Но до отъезда Павлик и Костюшка успели совершить экспедицию в верховья ручья Грохотка, в корне изменившую Костюшкину судьбу.
— Друг мой, — наставлял первоклассника Машуткин папа-географ, — реки имеют обыкновение течь не от устья к истоку, как изволите показывать вы, а от истока к устью, что вполне логично.
Ах, уж эта логика! Она преследовала Павлика с первых его дней. Логики требовали от него все, кроме мамы Цецильхен, а на старости лет он и сам убедится, что логичны и сказка и мечта.
Но пока, как все фантазеры, он начинал не с начала, а оттуда, где мир давал ему повод для фантазии. Поэтому, следуя за Павликом, и я показываю Грохоток, двигаясь вопреки его течению и школьной логике от реки Бахарки, в которую Грохоток впадает, к тому полузыбкому лесному болоту и родничку, где нет ни часовенки, ни зарубки, и какие координаты родничка — никто не ведает — положили под кокору, да забыли под котору.

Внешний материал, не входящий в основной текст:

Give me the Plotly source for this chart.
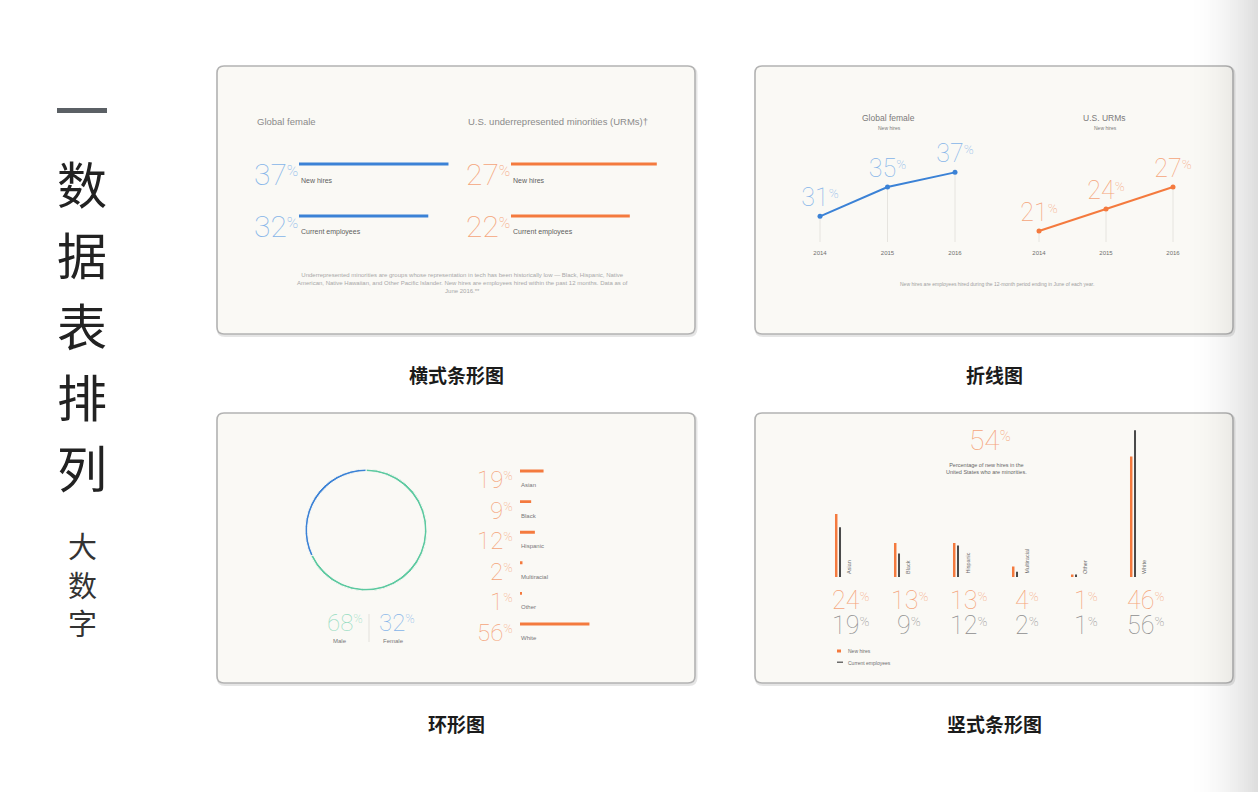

Грохоток — ручей, а не речка, так как расстояние между берегами нигде не превышает сажени, а почему он Грохоток, если нет на нем ни порогов-звонков, ни водопадов-ревунов, — определенно сказать нельзя, но когда плещет дождь, различаешь слабый говорок капель и уже в Бахарке тихую беседу струек, а самое слово Б а х а р к а согласно словарю народного языка, изданному статистическим комитетом, — г о в о р у н ь я, с к а з о ч н и ц а и даже в ы д у м щ и ц а.